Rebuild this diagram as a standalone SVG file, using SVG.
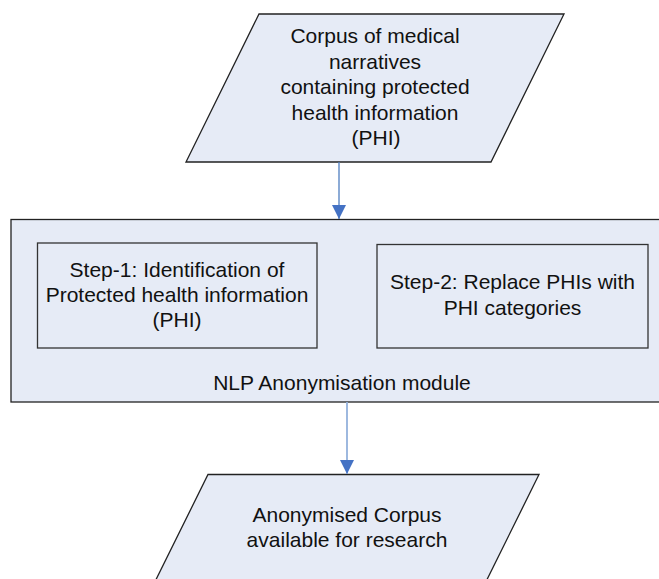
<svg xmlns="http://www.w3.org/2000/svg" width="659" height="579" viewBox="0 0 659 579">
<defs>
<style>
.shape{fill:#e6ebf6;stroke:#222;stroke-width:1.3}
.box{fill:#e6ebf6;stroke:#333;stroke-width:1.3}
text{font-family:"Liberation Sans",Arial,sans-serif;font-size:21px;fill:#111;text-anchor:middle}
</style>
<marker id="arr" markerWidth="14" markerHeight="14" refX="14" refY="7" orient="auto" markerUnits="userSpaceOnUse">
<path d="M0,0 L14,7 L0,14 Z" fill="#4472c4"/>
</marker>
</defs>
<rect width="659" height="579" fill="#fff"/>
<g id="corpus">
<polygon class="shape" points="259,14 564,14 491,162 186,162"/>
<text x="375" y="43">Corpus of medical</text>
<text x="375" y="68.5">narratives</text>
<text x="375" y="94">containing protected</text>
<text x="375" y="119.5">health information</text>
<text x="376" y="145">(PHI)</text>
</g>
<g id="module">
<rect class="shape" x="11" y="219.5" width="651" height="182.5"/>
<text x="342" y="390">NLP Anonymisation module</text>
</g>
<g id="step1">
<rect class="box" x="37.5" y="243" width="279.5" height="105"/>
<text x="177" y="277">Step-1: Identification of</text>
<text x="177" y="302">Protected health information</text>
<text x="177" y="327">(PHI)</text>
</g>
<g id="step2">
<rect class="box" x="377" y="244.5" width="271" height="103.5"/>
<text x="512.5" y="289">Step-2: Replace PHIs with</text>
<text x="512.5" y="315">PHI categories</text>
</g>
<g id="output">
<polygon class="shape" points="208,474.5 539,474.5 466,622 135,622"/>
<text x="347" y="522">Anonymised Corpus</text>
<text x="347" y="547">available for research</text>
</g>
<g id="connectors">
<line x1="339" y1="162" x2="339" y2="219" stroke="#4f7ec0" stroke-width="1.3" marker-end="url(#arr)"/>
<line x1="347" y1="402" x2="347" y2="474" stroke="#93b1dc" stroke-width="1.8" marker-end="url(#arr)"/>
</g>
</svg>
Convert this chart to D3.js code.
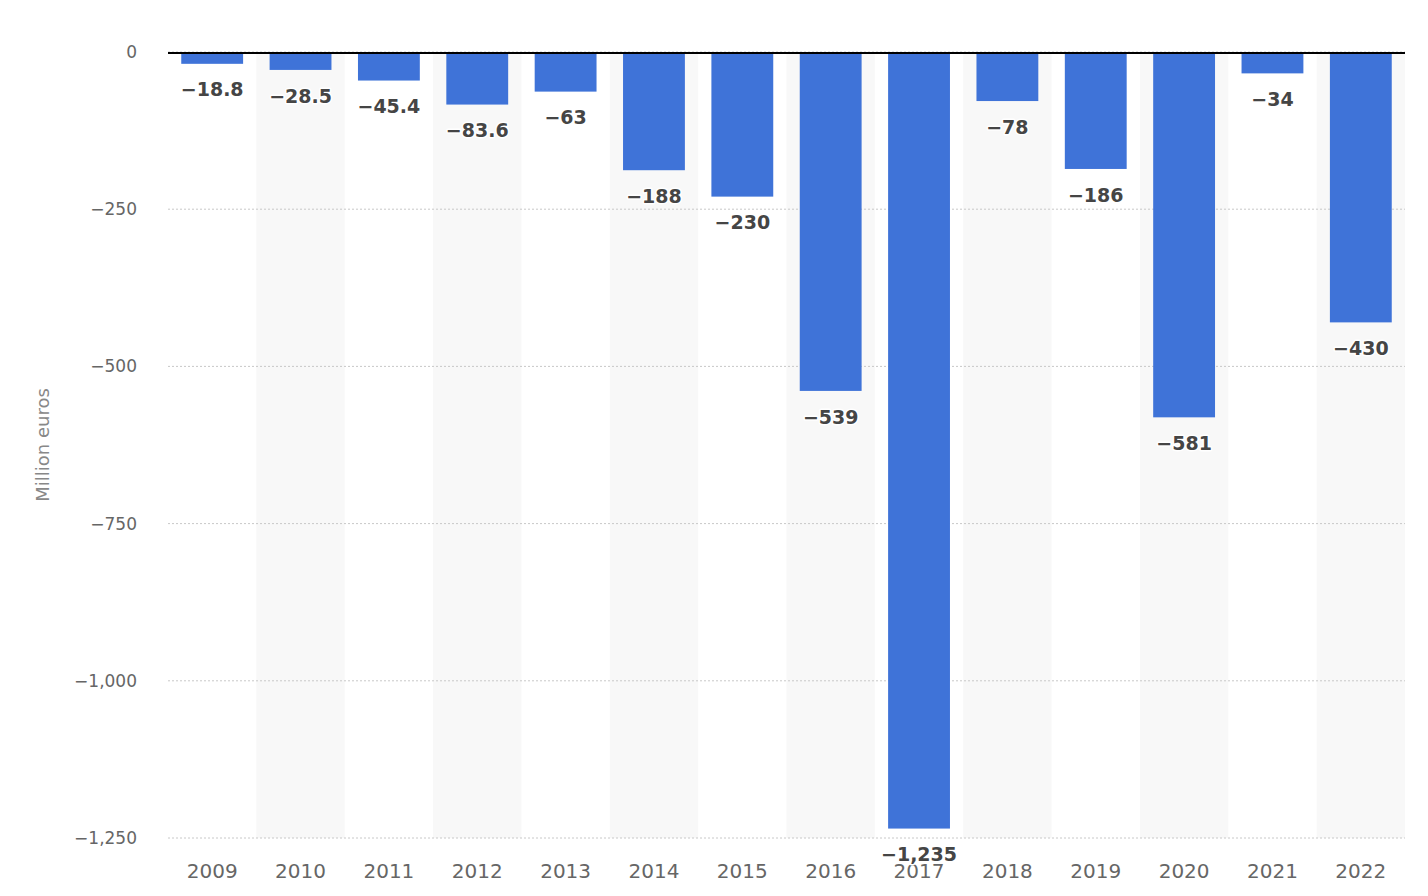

================================

◆ What this task involves: Make an exact copy of every record, pictures excluded.

◆ Reply:
Rebuild this diagram as a standalone SVG file, using SVG.
<svg xmlns="http://www.w3.org/2000/svg" width="659" height="579" viewBox="0 0 659 579">
<defs>
<style>
.shape{fill:#e6ebf6;stroke:#222;stroke-width:1.3}
.box{fill:#e6ebf6;stroke:#333;stroke-width:1.3}
text{font-family:"Liberation Sans",Arial,sans-serif;font-size:21px;fill:#111;text-anchor:middle}
</style>
<marker id="arr" markerWidth="14" markerHeight="14" refX="14" refY="7" orient="auto" markerUnits="userSpaceOnUse">
<path d="M0,0 L14,7 L0,14 Z" fill="#4472c4"/>
</marker>
</defs>
<rect width="659" height="579" fill="#fff"/>
<g id="corpus">
<polygon class="shape" points="259,14 564,14 491,162 186,162"/>
<text x="375" y="43">Corpus of medical</text>
<text x="375" y="68.5">narratives</text>
<text x="375" y="94">containing protected</text>
<text x="375" y="119.5">health information</text>
<text x="376" y="145">(PHI)</text>
</g>
<g id="module">
<rect class="shape" x="11" y="219.5" width="651" height="182.5"/>
<text x="342" y="390">NLP Anonymisation module</text>
</g>
<g id="step1">
<rect class="box" x="37.5" y="243" width="279.5" height="105"/>
<text x="177" y="277">Step-1: Identification of</text>
<text x="177" y="302">Protected health information</text>
<text x="177" y="327">(PHI)</text>
</g>
<g id="step2">
<rect class="box" x="377" y="244.5" width="271" height="103.5"/>
<text x="512.5" y="289">Step-2: Replace PHIs with</text>
<text x="512.5" y="315">PHI categories</text>
</g>
<g id="output">
<polygon class="shape" points="208,474.5 539,474.5 466,622 135,622"/>
<text x="347" y="522">Anonymised Corpus</text>
<text x="347" y="547">available for research</text>
</g>
<g id="connectors">
<line x1="339" y1="162" x2="339" y2="219" stroke="#4f7ec0" stroke-width="1.3" marker-end="url(#arr)"/>
<line x1="347" y1="402" x2="347" y2="474" stroke="#93b1dc" stroke-width="1.8" marker-end="url(#arr)"/>
</g>
</svg>
Convert this chart to D3.js code.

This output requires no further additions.